Even when they’re trying to do their best, it can be hard for kids to resist peer pressure – especially in the heat of the moment when a parent or other trusting adult isn’t there to protect or advise him. Also, kids often get into trouble when they act without thinking – so thinking and talking about peer pressure can help prepare your child when he does have to face a difficult moment with friends.
So try to have regular conversations about peer pressure with your child. Talk with him about what to do when friends want your child to do something he shouldn’t. Teach him to think through his actions before acting on them: Would he feel bad if he did something he knows he shouldn’t do? What would his other friends (the ones not in the pressuring peer group) think of him if they knew? What would his family – parents, grandparents, brothers and sisters – think of him? Is doing what he’s being pressure to do something that’s going to make him feel proud of himself and good about himself?

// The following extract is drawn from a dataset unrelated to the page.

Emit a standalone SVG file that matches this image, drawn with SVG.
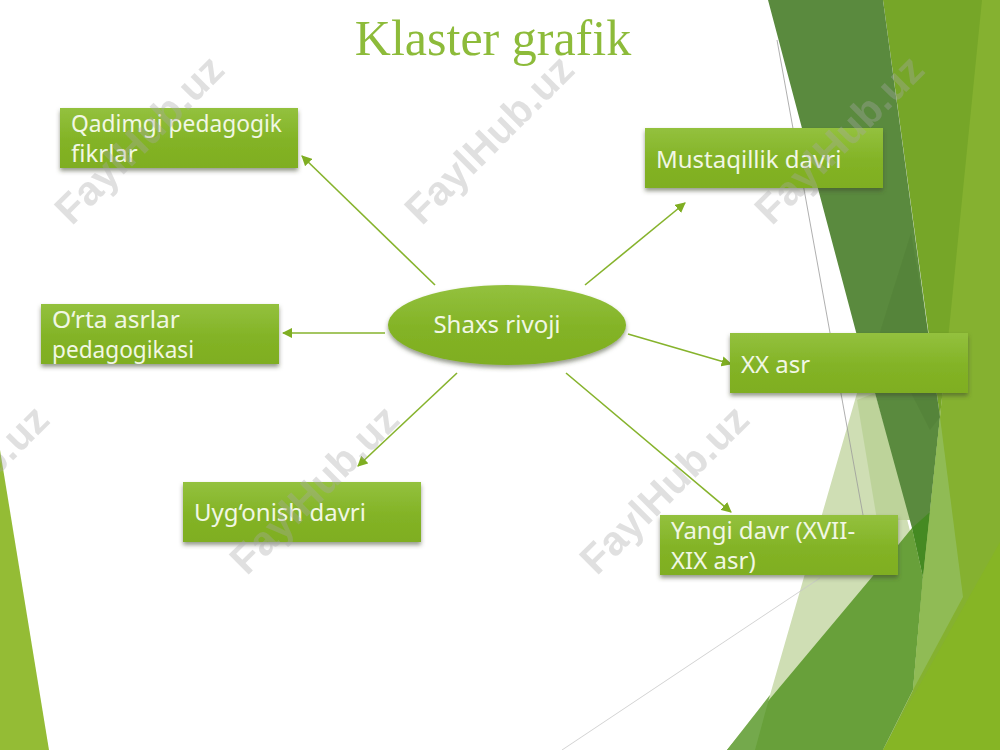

Here are five steps you can tell your child to take when he’s dealing with pressure from friends:
1. Take a breath first.
Teach your child the “take a breath” technique. When a friend suggests he do something he’s uncomfortable with, or knows might be bad for him or for others, tell him that he doesn’t need to answer or do anything for a moment. Instead, tell him to take a breath and think about the suggestion.
2. Find the words.
After your child’s taken a breath, teach him to give words to what his friend is suggesting he do. If he’s being told to, say, bully or jump off a high wall or shoplift, tell him to name the action: “That’s mean.” “That’s dangerous.” “That’s stealing.” “That’s against the rules.”
3. Think it through.
Ask your child to take each risky behavior and list what might happen if he takes that step. For example:
• Being mean to another child: Will make that child sad, hurt, or even become self-destructive.
• Ganging up and bullying another child: Might make your child feel “cool” in the moment, but can make your child feel bad afterwards when other kids and teachers see him as one of the “mean” kids.
• Breaking the rules or misbehaving in class: Your child could get sent to the principal’s office and even sent home from school. He could also lose privileges and face other consequences at home.
• Shoplifting: He could get caught and be taken to the police station.
• Doing something dangerous (jumping skateboards off a wall): He could get hurt or damage public property and be fined or taken to the police station.
4. Ask, “What could we do instead?”
Talk with your child about what to say to friends who are pressuring him. Experts suggest young kids practice saying, “What could we do instead?” Kids facing peer pressure tend to get caught in the trap of listing all the bad things that could happen (“We might be caught and have to go to jail”), but then being “Aww, we won’t get caught.”
Instead, teach your child to suggest another activity the kids could do. This makes it easier for friends to “save face” and go along with your child who could suggest: “Why don’t we take the skateboards over to the parking lot instead?”
5. Walk away.
If your child finds that his friend are determined to do something risky or mean, he’s going to have to learn to walk away. But, experts say, there’s a right way and a wrong way to do this. Instead of saying something angry (which can start a fight), the child can say “Okay, well, I’m going to go skateboard in the park. If you change your mind, come on over.” Or, instead of shoplifting say, “I’m going to go ask my mom to give me my allowance and take me to the mall. Do you want to come?”
If the peer pressure happens in class or somewhere else at school, the child may need to move away and sit or work elsewhere (or ask a teacher or parent help him make the move). In this case, he can say “I’m going to get in trouble if I don’t finish this reading, so I’m going to go sit over there.”